India is set to surpass Japan and Germany to become the world’s third-largest economy by 2027 and will have the third-largest stock market by the end of this decade, says a new report by Morgan Stanley.
By 2031, India's GDP, which is currently USD 3.5 trillion, could more than double to USD 7.5 trillion. Its global export share could also double over that period. Whereas the Bombay Stock Exchange might expand by 11 per cent annually, with a market cap of USD 10 trillion in the next ten years.

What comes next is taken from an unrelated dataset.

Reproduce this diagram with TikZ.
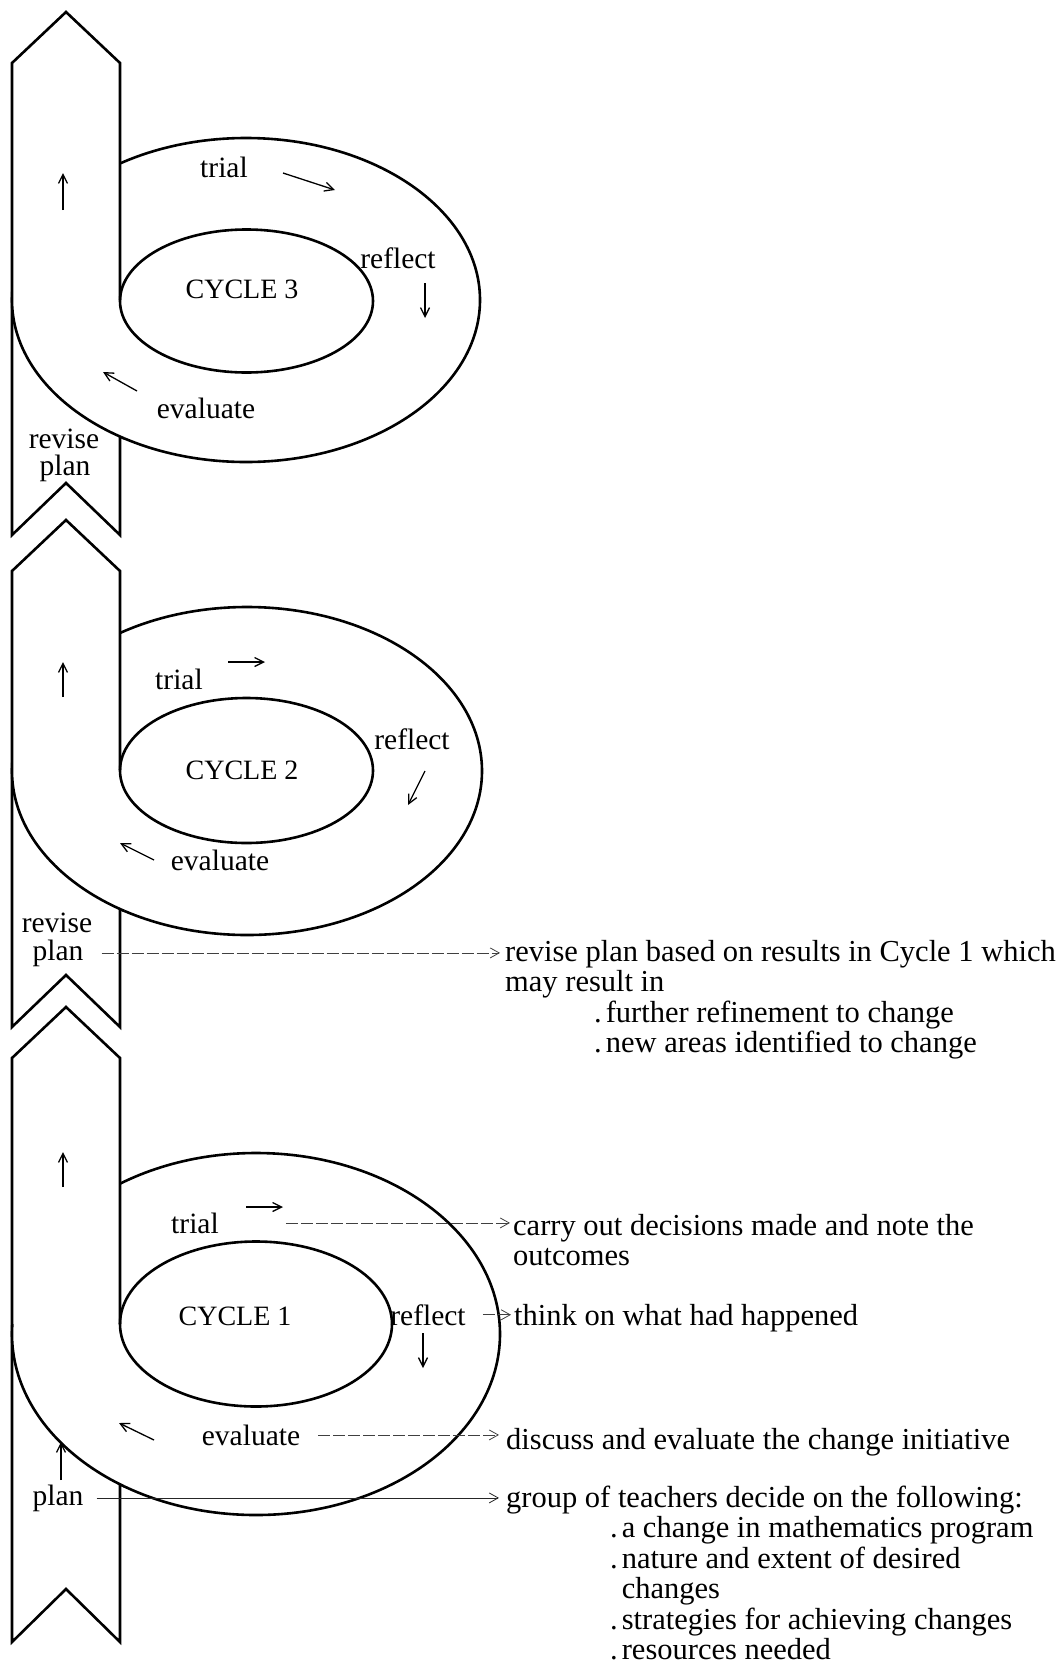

“We believe India is on track to surpass Japan and Germany to become the world’s third-largest economy by 2027 and will have the third-largest stock market by the end of this decade. The country is gaining power in the world order, and in our opinion these idiosyncratic changes imply a once-in-a-generation shift and an opportunity for investors and companies,” says Ridham Desai, Morgan Stanley’s Chief Equity Strategist for India.
Desai further stated that in the post-Covid environment, CEOs are more comfortable with both 'work from home' and 'work from India.' In the coming decade, the number of people employed in India for jobs outside the country is likely to at least double, reaching more than 11 million, as global spending on outsourcing swells from USD 180 billion per year to around USD 500 billion by 2030.
On India's dependence on fossil fuels, the report stated that an estimated two-thirds of India's new energy consumption would come from renewable sources, including biogas and ethanol, hydrogen, wind, solar, and hydroelectric power.
Renewable power might lessen India's dependency on imported energy and enhance living conditions, as 14 of the 20 cities with the highest levels of air pollution are in India, it said.
However, the report added that the country will still need to use fossil fuels to meet its expanding energy needs.
Expanding on the investment environment in India, the report said, "Investing in India is a long-term theme, and one that comes with its share of risks, including prolonged global recession, adverse geopolitical developments, domestic policy changes, lack of skilled labour, energy shortages and commodity volatility."